CEO Sam Bankman-Fried of cryptocurrency exchange FTX lent roughly $10 billion of its customers’ assets to its sister firm Alameda Research, also helmed by Bankman-Fried, a sum that Alameda still owes after a series of risky trades, The Wall Street Journal reported Thursday, citing anonymous sources.
Bankman-Fried, the second-largest billionaire donor to Democratic causes in the 2022 midterms according to Forbes, described the move as a poor judgement call, according to the WSJ. The outstanding loan represents more than half of the $16 billion in customer assets that FTX reportedly held. (RELATED: Musk’s Foreign Ties Are ‘Worth Being Looked At’ After Joint Acquisition Of Twitter With ‘Other Countries,’ Biden Says)
“I fucked up, and should have done better,” Bankman-Fried tweeted Thursday as part of a thread adressing the crisis.
After a Nov. 2 report by crypto-focused news outlet CoinDesk noted an “unusually close” relationship between the two companies, including more than $5.8 billion of Almeda assets tied to FTX’s own cryptocurrency, investors began reporting difficulty withdrawing their assets from FTX, Business Insider reporter on Nov. 8. FTX halted customer withdrawals following roughly $5 billion in withdrawal requests Sunday, Bankman-Fried said Thursday, and has since rushed to raise cash, according to the WSJ.

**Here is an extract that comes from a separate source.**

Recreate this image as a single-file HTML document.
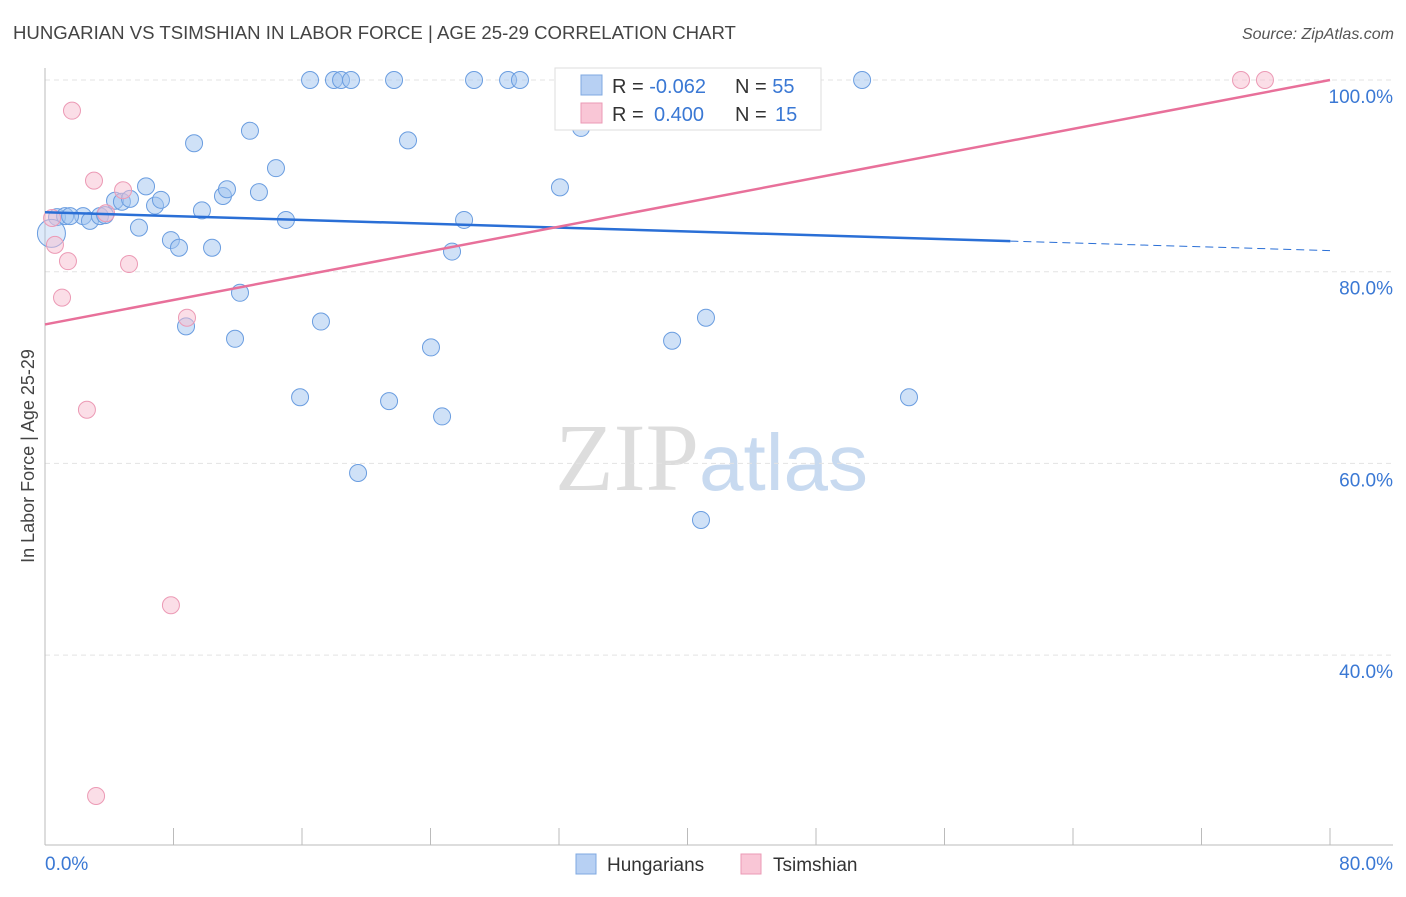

“FTX has enough to cover all client holdings. We don’t invest client assets (even in treasuries),” Bankman-Fried tweeted on Monday, later deleting the tweet, according to the WSJ.
Competitor Binance to announce plans to acquire the exchange, but sent crypto stocks plunging Wednesday when it pulled out of the deal, saying in a statement that its rival’s “issues are beyond our control or ability to help.”
“An exchange really shouldn’t have problems getting its customers their deposits,” Frances Coppola, a U.K.-based economist, told the WSJ. “It shouldn’t be doing anything with those assets. They should literally be sitting there so people can use them”
Sounds like Sequoia partners were mesmerized from beginning & had blinders on. If I found out a founder was playing a videogame at same time while raising money, I would say that’s a red flag that he didn’t care about investors capital – def not something to get excited about pic.twitter.com/n1kz0JKZ87
— tae kim 🐀 (@firstadopter) November 9, 2022
Traditional brokers are legally obligated to keep client assets and company assets separated, the WSJ reported. In a similar collapse following risky bets using customer assets, brokerage firm MF Global was fined $100 million in 2013.
While MF Global customers were eventually able to recoup their losses following bankruptcy proceedings, it is unclear if FTX customers can enjoy the same peace of mind, the WSJ reported.
“This was about FTX International,” Bankman-Fried tweeted Thursday. “FTX US, the US based exchange that accepts Americans, was not financially impacted by this shitshow. It’s 100% liquid. Every user could fully withdraw (modulo gas fees etc). Updates on its future coming.”
Before the crisis, Bankman-Fried enjoyed a positive reputation, and portrayed himself as primarily being motivated to make money in order to donate it, according to venture firm Sequoia Capital. FTX has been under investigation by both the U.S. Securities and Exchange Commission and the Department of Justice for several months, and staff at the two agencies were in regular contact, the WSJ reported Nov. 9, citing anonymous sources.
FTX did not immediately respond to a Daily Caller News Foundation request for comment. The website for Alameda Research has gone private and the DCNF was unable to contact a representative.